=== Description of the task ===
Copy out all lines carrying the word "matplotlib".

****************

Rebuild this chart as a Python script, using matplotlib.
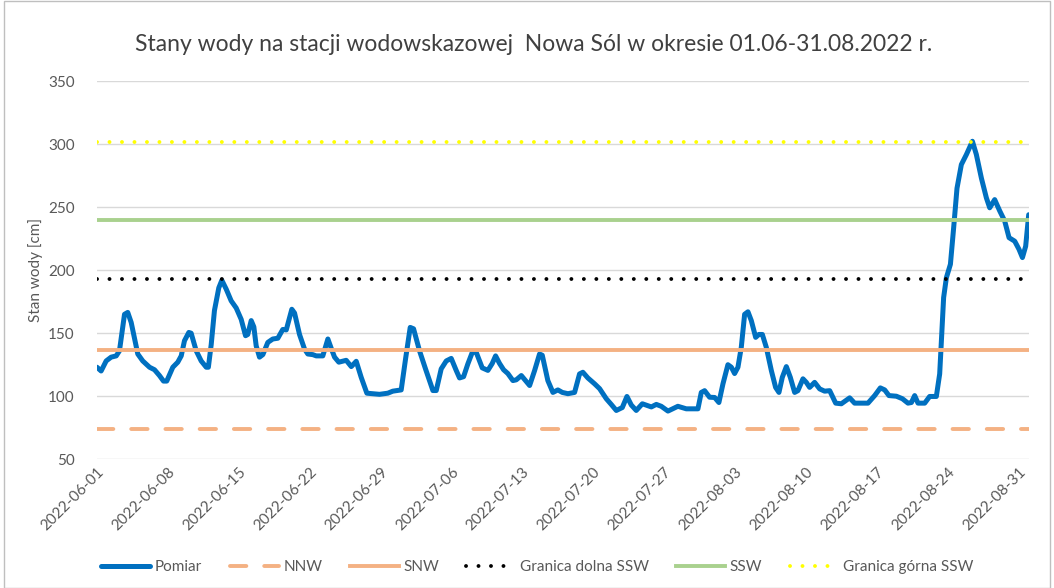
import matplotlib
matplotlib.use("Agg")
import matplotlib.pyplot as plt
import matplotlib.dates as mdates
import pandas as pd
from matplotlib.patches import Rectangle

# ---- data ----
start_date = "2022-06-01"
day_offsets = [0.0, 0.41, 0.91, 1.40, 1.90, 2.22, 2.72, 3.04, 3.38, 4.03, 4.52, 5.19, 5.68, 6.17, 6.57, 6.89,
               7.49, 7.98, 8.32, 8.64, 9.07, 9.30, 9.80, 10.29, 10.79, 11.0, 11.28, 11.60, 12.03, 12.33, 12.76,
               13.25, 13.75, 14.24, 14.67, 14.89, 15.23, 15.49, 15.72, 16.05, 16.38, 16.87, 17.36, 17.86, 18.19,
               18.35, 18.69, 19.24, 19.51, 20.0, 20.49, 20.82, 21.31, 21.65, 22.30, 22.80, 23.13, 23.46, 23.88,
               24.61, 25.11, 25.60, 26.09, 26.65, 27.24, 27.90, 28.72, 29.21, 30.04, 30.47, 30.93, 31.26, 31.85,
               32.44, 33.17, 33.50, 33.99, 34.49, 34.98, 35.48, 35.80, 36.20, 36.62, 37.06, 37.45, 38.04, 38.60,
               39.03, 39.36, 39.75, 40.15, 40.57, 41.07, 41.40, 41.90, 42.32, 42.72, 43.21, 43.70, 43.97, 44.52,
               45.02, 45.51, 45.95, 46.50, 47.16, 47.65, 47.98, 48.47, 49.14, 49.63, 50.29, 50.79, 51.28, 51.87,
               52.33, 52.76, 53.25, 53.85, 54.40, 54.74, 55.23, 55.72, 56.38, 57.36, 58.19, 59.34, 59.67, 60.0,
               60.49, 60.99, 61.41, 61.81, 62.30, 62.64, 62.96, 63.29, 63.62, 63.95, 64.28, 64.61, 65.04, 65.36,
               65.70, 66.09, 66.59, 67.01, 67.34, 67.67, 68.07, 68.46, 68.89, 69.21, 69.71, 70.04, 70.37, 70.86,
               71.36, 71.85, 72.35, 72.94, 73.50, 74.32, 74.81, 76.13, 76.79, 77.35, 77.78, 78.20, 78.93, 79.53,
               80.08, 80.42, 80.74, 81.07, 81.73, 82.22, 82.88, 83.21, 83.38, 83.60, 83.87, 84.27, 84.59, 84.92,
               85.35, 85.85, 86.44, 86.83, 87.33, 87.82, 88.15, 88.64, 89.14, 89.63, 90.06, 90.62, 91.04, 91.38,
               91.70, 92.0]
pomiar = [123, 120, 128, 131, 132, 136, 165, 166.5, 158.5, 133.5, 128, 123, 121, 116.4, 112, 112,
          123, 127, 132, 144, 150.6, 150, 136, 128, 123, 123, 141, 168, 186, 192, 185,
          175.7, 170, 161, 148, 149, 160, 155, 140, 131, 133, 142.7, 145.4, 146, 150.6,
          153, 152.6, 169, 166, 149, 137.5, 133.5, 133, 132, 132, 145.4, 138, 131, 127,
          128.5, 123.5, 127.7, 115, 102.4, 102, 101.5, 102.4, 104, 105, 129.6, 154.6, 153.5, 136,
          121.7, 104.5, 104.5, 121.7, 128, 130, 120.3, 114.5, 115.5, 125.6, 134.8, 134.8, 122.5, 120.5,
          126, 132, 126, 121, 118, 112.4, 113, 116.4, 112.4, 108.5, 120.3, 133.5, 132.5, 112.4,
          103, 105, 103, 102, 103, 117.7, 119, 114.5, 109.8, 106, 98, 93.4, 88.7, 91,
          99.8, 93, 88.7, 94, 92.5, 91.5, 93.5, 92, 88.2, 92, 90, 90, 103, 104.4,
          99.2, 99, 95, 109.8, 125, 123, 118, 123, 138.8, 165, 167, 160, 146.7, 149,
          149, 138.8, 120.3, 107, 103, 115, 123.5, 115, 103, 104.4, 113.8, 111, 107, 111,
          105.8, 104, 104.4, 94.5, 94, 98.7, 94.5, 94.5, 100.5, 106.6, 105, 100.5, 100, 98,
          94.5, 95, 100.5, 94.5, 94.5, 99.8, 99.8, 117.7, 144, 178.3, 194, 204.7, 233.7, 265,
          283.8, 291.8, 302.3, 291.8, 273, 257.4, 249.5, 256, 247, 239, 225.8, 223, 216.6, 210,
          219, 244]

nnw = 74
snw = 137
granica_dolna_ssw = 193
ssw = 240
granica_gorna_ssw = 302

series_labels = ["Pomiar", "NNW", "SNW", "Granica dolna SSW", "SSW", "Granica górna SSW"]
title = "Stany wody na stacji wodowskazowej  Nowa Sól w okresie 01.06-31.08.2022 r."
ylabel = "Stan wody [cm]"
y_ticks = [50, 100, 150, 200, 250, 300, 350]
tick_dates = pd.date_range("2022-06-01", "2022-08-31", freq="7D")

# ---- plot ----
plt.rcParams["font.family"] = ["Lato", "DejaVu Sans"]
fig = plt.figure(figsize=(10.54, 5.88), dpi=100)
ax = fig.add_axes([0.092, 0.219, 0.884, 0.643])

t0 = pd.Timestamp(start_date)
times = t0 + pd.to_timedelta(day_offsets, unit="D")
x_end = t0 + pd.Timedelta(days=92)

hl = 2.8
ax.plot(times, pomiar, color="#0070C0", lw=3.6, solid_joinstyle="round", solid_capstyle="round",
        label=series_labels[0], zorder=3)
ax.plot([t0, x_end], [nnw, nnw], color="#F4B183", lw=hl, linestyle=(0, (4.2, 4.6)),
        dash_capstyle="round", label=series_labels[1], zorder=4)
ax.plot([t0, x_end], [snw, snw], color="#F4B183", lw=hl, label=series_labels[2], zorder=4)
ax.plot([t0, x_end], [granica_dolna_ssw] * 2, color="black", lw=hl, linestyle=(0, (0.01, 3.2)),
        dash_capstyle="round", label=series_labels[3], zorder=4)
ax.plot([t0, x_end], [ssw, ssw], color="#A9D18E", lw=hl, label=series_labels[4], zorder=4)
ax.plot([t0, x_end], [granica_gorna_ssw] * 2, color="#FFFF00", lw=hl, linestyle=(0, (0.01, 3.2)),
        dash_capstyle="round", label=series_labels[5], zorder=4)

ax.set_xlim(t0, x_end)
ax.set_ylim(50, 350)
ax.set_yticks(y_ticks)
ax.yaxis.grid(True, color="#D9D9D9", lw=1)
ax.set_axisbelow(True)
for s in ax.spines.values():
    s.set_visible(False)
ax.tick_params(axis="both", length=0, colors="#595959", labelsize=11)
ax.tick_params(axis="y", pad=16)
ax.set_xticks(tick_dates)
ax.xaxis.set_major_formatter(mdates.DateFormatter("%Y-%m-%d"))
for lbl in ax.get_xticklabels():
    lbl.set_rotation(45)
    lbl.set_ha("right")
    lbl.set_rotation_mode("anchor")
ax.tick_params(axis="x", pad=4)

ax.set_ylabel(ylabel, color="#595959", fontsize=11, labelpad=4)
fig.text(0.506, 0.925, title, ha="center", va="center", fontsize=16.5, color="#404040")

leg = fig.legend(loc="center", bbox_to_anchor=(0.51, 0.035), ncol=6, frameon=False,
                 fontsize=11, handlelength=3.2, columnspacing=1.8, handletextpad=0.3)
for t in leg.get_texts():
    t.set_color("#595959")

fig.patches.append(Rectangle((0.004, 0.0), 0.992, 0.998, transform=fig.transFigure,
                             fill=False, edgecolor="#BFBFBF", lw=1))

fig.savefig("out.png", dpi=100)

****************

=== Exercise answer ===
Rebuild this chart as a Python script, using matplotlib.
import matplotlib
matplotlib.use("Agg")
import matplotlib.pyplot as plt
import matplotlib.dates as mdates
from matplotlib.patches import Rectangle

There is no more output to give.